WHAT THE TASK ASKS:
Write out the entire listing below exactly, with the pictures left out.

DATASET SECTION:
[start]

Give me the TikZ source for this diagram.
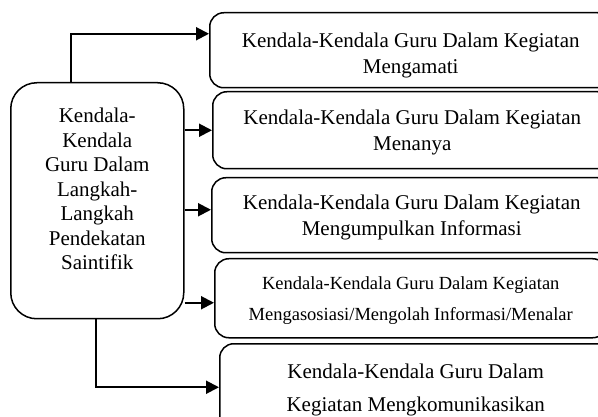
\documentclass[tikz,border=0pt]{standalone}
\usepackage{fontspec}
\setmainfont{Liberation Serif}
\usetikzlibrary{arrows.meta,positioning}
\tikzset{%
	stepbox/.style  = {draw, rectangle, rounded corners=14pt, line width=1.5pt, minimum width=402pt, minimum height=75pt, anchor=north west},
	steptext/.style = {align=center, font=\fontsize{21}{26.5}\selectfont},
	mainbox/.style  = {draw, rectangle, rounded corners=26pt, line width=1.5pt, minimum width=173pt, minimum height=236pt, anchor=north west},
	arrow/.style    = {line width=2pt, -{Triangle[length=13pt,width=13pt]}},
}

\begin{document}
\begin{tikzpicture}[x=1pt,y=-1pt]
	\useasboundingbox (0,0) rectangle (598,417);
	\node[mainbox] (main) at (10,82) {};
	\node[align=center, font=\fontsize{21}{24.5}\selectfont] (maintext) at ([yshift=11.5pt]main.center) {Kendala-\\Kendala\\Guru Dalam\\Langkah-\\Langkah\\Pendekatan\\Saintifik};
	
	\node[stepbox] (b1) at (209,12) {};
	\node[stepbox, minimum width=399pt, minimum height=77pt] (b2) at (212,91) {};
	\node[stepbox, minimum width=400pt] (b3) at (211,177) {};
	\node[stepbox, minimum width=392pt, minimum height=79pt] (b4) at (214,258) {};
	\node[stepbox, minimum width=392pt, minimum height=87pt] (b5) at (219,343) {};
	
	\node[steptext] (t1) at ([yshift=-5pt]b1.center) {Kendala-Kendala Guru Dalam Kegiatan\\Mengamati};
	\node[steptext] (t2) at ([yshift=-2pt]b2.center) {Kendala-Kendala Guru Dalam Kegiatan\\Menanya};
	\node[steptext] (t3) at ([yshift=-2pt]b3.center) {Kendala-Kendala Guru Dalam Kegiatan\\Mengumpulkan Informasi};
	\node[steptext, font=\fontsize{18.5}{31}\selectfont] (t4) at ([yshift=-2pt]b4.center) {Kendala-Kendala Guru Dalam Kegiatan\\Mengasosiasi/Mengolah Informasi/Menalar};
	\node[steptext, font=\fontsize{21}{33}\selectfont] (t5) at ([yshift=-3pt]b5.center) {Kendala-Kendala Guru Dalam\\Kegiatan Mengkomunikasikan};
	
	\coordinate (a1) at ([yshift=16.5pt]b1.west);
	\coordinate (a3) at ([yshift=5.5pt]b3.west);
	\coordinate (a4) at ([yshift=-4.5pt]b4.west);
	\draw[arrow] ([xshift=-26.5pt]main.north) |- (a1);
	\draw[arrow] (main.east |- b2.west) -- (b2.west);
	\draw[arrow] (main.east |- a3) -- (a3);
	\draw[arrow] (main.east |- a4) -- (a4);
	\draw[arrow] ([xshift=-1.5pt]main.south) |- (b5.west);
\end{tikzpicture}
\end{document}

[end]

ANSWER FOR THE TASK:
Give me the TikZ source for this diagram.
\documentclass[tikz,border=0pt]{standalone}
\usepackage{fontspec}
\setmainfont{Liberation Serif}
\usetikzlibrary{arrows.meta,positioning}
\tikzset{%
	stepbox/.style  = {draw, rectangle, rounded corners=14pt, line width=1.5pt, minimum width=402pt, minimum height=75pt, anchor=north west},
	steptext/.style = {align=center, font=\fontsize{21}{26.5}\selectfont},
	mainbox/.style  = {draw, rectangle, rounded corners=26pt, line width=1.5pt, minimum width=173pt, minimum height=236pt, anchor=north west},
	arrow/.style    = {line width=2pt, -{Triangle[length=13pt,width=13pt]}},
}

\begin{document}
\begin{tikzpicture}[x=1pt,y=-1pt]
	\useasboundingbox (0,0) rectangle (598,417);
	\node[mainbox] (main) at (10,82) {};
	\node[align=center, font=\fontsize{21}{24.5}\selectfont] (maintext) at ([yshift=11.5pt]main.center) {Kendala-\\Kendala\\Guru Dalam\\Langkah-\\Langkah\\Pendekatan\\Saintifik};
	
	\node[stepbox] (b1) at (209,12) {};
	\node[stepbox, minimum width=399pt, minimum height=77pt] (b2) at (212,91) {};
	\node[stepbox, minimum width=400pt] (b3) at (211,177) {};
	\node[stepbox, minimum width=392pt, minimum height=79pt] (b4) at (214,258) {};
	\node[stepbox, minimum width=392pt, minimum height=87pt] (b5) at (219,343) {};
	
	\node[steptext] (t1) at ([yshift=-5pt]b1.center) {Kendala-Kendala Guru Dalam Kegiatan\\Mengamati};
	\node[steptext] (t2) at ([yshift=-2pt]b2.center) {Kendala-Kendala Guru Dalam Kegiatan\\Menanya};
	\node[steptext] (t3) at ([yshift=-2pt]b3.center) {Kendala-Kendala Guru Dalam Kegiatan\\Mengumpulkan Informasi};
	\node[steptext, font=\fontsize{18.5}{31}\selectfont] (t4) at ([yshift=-2pt]b4.center) {Kendala-Kendala Guru Dalam Kegiatan\\Mengasosiasi/Mengolah Informasi/Menalar};
	\node[steptext, font=\fontsize{21}{33}\selectfont] (t5) at ([yshift=-3pt]b5.center) {Kendala-Kendala Guru Dalam\\Kegiatan Mengkomunikasikan};
	
	\coordinate (a1) at ([yshift=16.5pt]b1.west);
	\coordinate (a3) at ([yshift=5.5pt]b3.west);
	\coordinate (a4) at ([yshift=-4.5pt]b4.west);
	\draw[arrow] ([xshift=-26.5pt]main.north) |- (a1);
	\draw[arrow] (main.east |- b2.west) -- (b2.west);
	\draw[arrow] (main.east |- a3) -- (a3);
	\draw[arrow] (main.east |- a4) -- (a4);
	\draw[arrow] ([xshift=-1.5pt]main.south) |- (b5.west);
\end{tikzpicture}
\end{document}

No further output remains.